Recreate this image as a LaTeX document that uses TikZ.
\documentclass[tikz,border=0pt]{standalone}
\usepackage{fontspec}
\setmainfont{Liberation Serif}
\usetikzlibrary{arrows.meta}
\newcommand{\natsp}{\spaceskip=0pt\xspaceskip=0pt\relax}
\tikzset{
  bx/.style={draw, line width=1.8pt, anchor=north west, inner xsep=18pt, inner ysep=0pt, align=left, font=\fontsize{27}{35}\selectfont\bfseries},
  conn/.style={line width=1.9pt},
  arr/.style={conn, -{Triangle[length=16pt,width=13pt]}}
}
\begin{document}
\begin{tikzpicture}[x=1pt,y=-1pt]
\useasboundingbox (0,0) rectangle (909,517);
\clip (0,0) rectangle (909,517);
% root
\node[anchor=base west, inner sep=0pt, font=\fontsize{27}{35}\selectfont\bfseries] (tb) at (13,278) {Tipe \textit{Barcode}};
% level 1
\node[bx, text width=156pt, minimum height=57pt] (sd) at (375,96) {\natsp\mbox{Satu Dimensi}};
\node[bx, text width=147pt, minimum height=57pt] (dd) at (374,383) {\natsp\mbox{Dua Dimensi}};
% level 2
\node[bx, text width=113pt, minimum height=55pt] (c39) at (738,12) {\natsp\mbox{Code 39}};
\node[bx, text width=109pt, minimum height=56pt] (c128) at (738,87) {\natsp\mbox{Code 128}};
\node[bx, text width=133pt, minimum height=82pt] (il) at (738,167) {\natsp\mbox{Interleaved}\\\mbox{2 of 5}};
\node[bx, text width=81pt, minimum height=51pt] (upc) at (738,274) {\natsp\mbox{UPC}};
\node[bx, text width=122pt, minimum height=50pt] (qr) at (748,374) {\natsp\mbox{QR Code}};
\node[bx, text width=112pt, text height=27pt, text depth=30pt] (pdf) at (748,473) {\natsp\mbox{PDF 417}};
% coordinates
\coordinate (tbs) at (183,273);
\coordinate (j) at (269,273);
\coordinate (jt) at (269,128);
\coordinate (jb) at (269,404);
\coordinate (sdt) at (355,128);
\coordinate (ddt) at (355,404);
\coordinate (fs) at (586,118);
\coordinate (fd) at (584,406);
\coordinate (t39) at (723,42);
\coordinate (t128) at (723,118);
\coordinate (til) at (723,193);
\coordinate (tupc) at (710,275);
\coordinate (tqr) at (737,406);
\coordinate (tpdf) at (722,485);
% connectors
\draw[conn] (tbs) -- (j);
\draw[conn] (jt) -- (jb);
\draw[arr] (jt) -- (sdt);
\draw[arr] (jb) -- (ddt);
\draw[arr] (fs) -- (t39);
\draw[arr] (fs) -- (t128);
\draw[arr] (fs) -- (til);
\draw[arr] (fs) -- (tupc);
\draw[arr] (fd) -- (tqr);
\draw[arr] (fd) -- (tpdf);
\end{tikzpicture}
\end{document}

______

### INSTRUCTIONS FOR THE TASK:
Write out the whole listing again, exactly as it stands.

### WORKED ANSWER:
Recreate this image as a LaTeX document that uses TikZ.
\documentclass[tikz,border=0pt]{standalone}
\usepackage{fontspec}
\setmainfont{Liberation Serif}
\usetikzlibrary{arrows.meta}
\newcommand{\natsp}{\spaceskip=0pt\xspaceskip=0pt\relax}
\tikzset{
  bx/.style={draw, line width=1.8pt, anchor=north west, inner xsep=18pt, inner ysep=0pt, align=left, font=\fontsize{27}{35}\selectfont\bfseries},
  conn/.style={line width=1.9pt},
  arr/.style={conn, -{Triangle[length=16pt,width=13pt]}}
}
\begin{document}
\begin{tikzpicture}[x=1pt,y=-1pt]
\useasboundingbox (0,0) rectangle (909,517);
\clip (0,0) rectangle (909,517);
% root
\node[anchor=base west, inner sep=0pt, font=\fontsize{27}{35}\selectfont\bfseries] (tb) at (13,278) {Tipe \textit{Barcode}};
% level 1
\node[bx, text width=156pt, minimum height=57pt] (sd) at (375,96) {\natsp\mbox{Satu Dimensi}};
\node[bx, text width=147pt, minimum height=57pt] (dd) at (374,383) {\natsp\mbox{Dua Dimensi}};
% level 2
\node[bx, text width=113pt, minimum height=55pt] (c39) at (738,12) {\natsp\mbox{Code 39}};
\node[bx, text width=109pt, minimum height=56pt] (c128) at (738,87) {\natsp\mbox{Code 128}};
\node[bx, text width=133pt, minimum height=82pt] (il) at (738,167) {\natsp\mbox{Interleaved}\\\mbox{2 of 5}};
\node[bx, text width=81pt, minimum height=51pt] (upc) at (738,274) {\natsp\mbox{UPC}};
\node[bx, text width=122pt, minimum height=50pt] (qr) at (748,374) {\natsp\mbox{QR Code}};
\node[bx, text width=112pt, text height=27pt, text depth=30pt] (pdf) at (748,473) {\natsp\mbox{PDF 417}};
% coordinates
\coordinate (tbs) at (183,273);
\coordinate (j) at (269,273);
\coordinate (jt) at (269,128);
\coordinate (jb) at (269,404);
\coordinate (sdt) at (355,128);
\coordinate (ddt) at (355,404);
\coordinate (fs) at (586,118);
\coordinate (fd) at (584,406);
\coordinate (t39) at (723,42);
\coordinate (t128) at (723,118);
\coordinate (til) at (723,193);
\coordinate (tupc) at (710,275);
\coordinate (tqr) at (737,406);
\coordinate (tpdf) at (722,485);
% connectors
\draw[conn] (tbs) -- (j);
\draw[conn] (jt) -- (jb);
\draw[arr] (jt) -- (sdt);
\draw[arr] (jb) -- (ddt);
\draw[arr] (fs) -- (t39);
\draw[arr] (fs) -- (t128);
\draw[arr] (fs) -- (til);
\draw[arr] (fs) -- (tupc);
\draw[arr] (fd) -- (tqr);
\draw[arr] (fd) -- (tpdf);
\end{tikzpicture}
\end{document}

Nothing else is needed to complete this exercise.